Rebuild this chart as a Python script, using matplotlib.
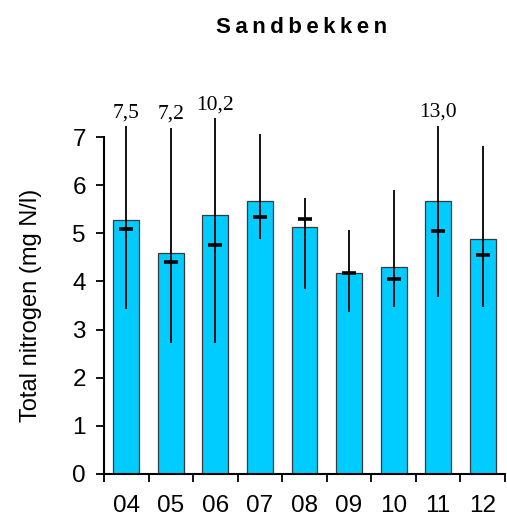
import matplotlib.pyplot as plt
import numpy as np

# values
years = ['04', '05', '06', '07', '08', '09', '10', '11', '12']
bar_vals = [5.27, 4.60, 5.39, 5.68, 5.14, 4.18, 4.30, 5.68, 4.89]
mean_vals = [5.08, 4.41, 4.75, 5.34, 5.30, 4.17, 4.05, 5.04, 4.54]
min_vals = [3.42, 2.72, 2.72, 4.88, 3.84, 3.37, 3.47, 3.67, 3.47]
# whisker tops as drawn (clipped just above the axis for the big ones)
max_vals = [7.22, 7.19, 7.39, 7.07, 5.73, 5.07, 5.90, 7.23, 6.82]
max_labels = ['7,5', '7,2', '10,2', '', '', '', '', '13,0', '']

fig = plt.figure(figsize=(5.07, 5.20), dpi=100)
ax = fig.add_axes([104/507, 46/520, 401/507, 337/520])

x = np.arange(len(years))
ax.bar(x, bar_vals, width=0.58, color='#00CCFF', edgecolor='#3a3a3a',
       linewidth=0.9, zorder=2)
ax.vlines(x, min_vals, max_vals, color='black', linewidth=1.3, zorder=3,
          clip_on=False)
ax.plot(x, mean_vals, linestyle='none', marker='_', markersize=10,
        markeredgewidth=2.6, color='black', zorder=4)

for xi, top, lab in zip(x, max_vals, max_labels):
    if lab:
        ax.annotate(lab, (xi, top), xytext=(0, 6.5), textcoords='offset points',
                    ha='center', va='baseline', fontsize=15.5,
                    family='Liberation Serif', annotation_clip=False)

ax.set_xlim(-0.5, len(years) - 0.5)
ax.set_ylim(0, 7)
ax.spines['top'].set_visible(False)
ax.spines['right'].set_visible(False)
ax.spines['left'].set_linewidth(1.5)
ax.spines['bottom'].set_linewidth(1.5)

ax.set_yticks(range(8))
ax.tick_params(axis='y', direction='out', length=6, width=1.3, pad=7,
               labelsize=17.5)
for t in ax.get_yticklabels():
    t.set_family('Liberation Sans')

# category labels in the middle, ticks on the boundaries
ax.set_xticks(x)
ax.set_xticklabels(years, family='Liberation Sans')
ax.tick_params(axis='x', which='major', length=0, pad=15, labelsize=17.5)
ax.set_xticks(np.arange(-0.5, len(years)), minor=True)
ax.tick_params(axis='x', which='minor', direction='out', length=6, width=1.3)

ax.set_ylabel('Total nitrogen (mg N/l)', family='Liberation Sans',
              fontsize=17, labelpad=22)
fig.text(0.594, 0.948, '\u2009'.join('Sandbekken'), ha='center', va='center',
         family='Liberation Sans', fontweight='bold', fontsize=16)

fig.savefig('out.png', dpi=100)
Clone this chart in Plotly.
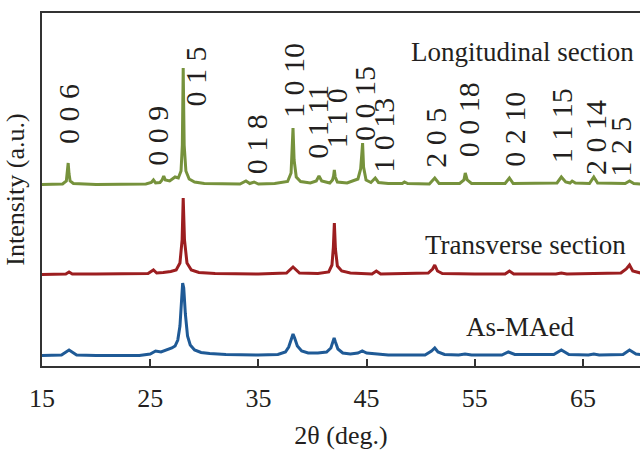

To be done:
Output, exactly, all the records above; include no pictures.

Response to this exercise:
Rebuild this chart as a Python script, using matplotlib.
import matplotlib.pyplot as plt
import numpy as np

# values
years = ['04', '05', '06', '07', '08', '09', '10', '11', '12']
bar_vals = [5.27, 4.60, 5.39, 5.68, 5.14, 4.18, 4.30, 5.68, 4.89]
mean_vals = [5.08, 4.41, 4.75, 5.34, 5.30, 4.17, 4.05, 5.04, 4.54]
min_vals = [3.42, 2.72, 2.72, 4.88, 3.84, 3.37, 3.47, 3.67, 3.47]
# whisker tops as drawn (clipped just above the axis for the big ones)
max_vals = [7.22, 7.19, 7.39, 7.07, 5.73, 5.07, 5.90, 7.23, 6.82]
max_labels = ['7,5', '7,2', '10,2', '', '', '', '', '13,0', '']

fig = plt.figure(figsize=(5.07, 5.20), dpi=100)
ax = fig.add_axes([104/507, 46/520, 401/507, 337/520])

x = np.arange(len(years))
ax.bar(x, bar_vals, width=0.58, color='#00CCFF', edgecolor='#3a3a3a',
       linewidth=0.9, zorder=2)
ax.vlines(x, min_vals, max_vals, color='black', linewidth=1.3, zorder=3,
          clip_on=False)
ax.plot(x, mean_vals, linestyle='none', marker='_', markersize=10,
        markeredgewidth=2.6, color='black', zorder=4)

for xi, top, lab in zip(x, max_vals, max_labels):
    if lab:
        ax.annotate(lab, (xi, top), xytext=(0, 6.5), textcoords='offset points',
                    ha='center', va='baseline', fontsize=15.5,
                    family='Liberation Serif', annotation_clip=False)

ax.set_xlim(-0.5, len(years) - 0.5)
ax.set_ylim(0, 7)
ax.spines['top'].set_visible(False)
ax.spines['right'].set_visible(False)
ax.spines['left'].set_linewidth(1.5)
ax.spines['bottom'].set_linewidth(1.5)

ax.set_yticks(range(8))
ax.tick_params(axis='y', direction='out', length=6, width=1.3, pad=7,
               labelsize=17.5)
for t in ax.get_yticklabels():
    t.set_family('Liberation Sans')

# category labels in the middle, ticks on the boundaries
ax.set_xticks(x)
ax.set_xticklabels(years, family='Liberation Sans')
ax.tick_params(axis='x', which='major', length=0, pad=15, labelsize=17.5)
ax.set_xticks(np.arange(-0.5, len(years)), minor=True)
ax.tick_params(axis='x', which='minor', direction='out', length=6, width=1.3)

ax.set_ylabel('Total nitrogen (mg N/l)', family='Liberation Sans',
              fontsize=17, labelpad=22)
fig.text(0.594, 0.948, '\u2009'.join('Sandbekken'), ha='center', va='center',
         family='Liberation Sans', fontweight='bold', fontsize=16)

fig.savefig('out.png', dpi=100)
Clone this chart in Plotly.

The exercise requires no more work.